CM // Can you elaborate on your use of sound in this film? The sound and music here generate emotions that one expects from words – they lead the viewer and provide emotions. What was your idea behind the sound in the film?
AC // Truthfully, my use of sound in the film wasn’t planned consciously or at least it wasn’t pre-designed, i.e in ‘pre-production’. It emerges from a sense of what I want particular sections of the film to do or mean. In that sense, the overall sound design emerged through a process, and not a template determined beforehand. There is also a certain randomness in the manner in which I found the sounds and music that I ultimately used in the film, hence the serendipitous accident. I haven’t changed the sound much since the first version of the film.
CM // What about your other films?
AC // I normally tend to work with building the sound design through recording different sounds at varied places, again instinctively, and then pulling them together in the film. I wanted to work the same way for the film Pulse in 16mm, but I had a very short window to do it. I wasn’t getting anything close to what I wanted. I had decided to leave the film silent, but just at the last minute while I was fine-tuning the final edit, somebody was playing music in the same room; the sound and form of one piece seemed to fit almost perfectly. I ended up using it in the film.

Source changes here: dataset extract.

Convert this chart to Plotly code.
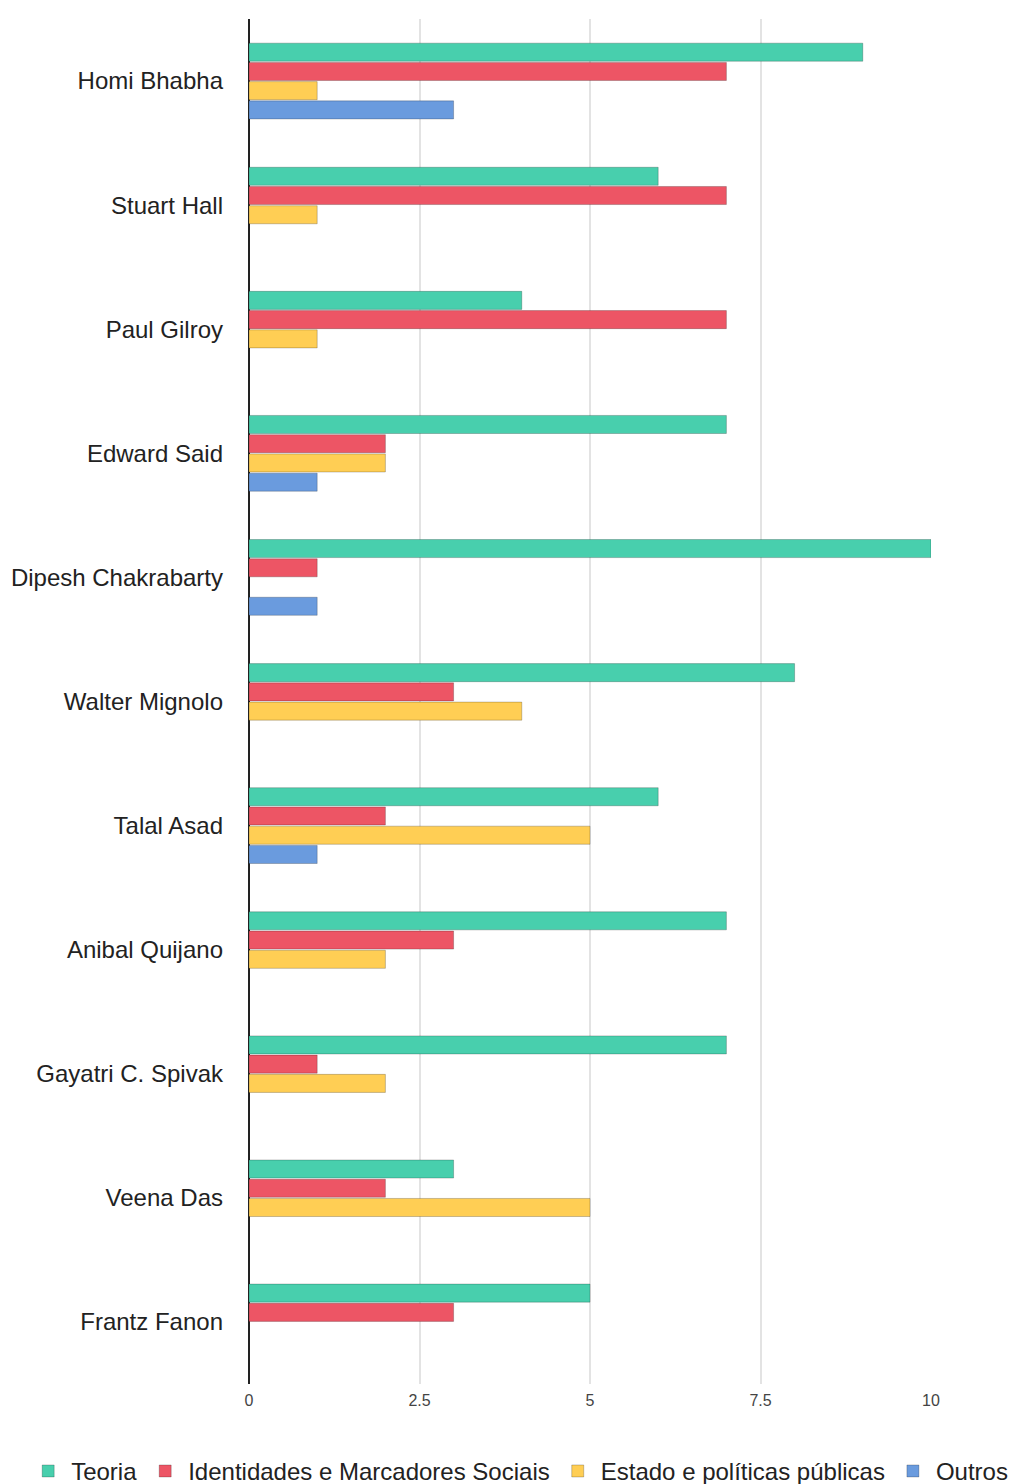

CM // So you work very subconsciously with sound
AC // My overall approach has become that. I not only record sound in that way, but often much of the images, in the same way. I find this approach quite rewarding, perhaps as a process of discovery. I am also very interested in having precisely detailed images which you create in a studio, perhaps with actors, but that requires a certain kind of infrastructure and financial backing, and hence something that appears more rarely in my work.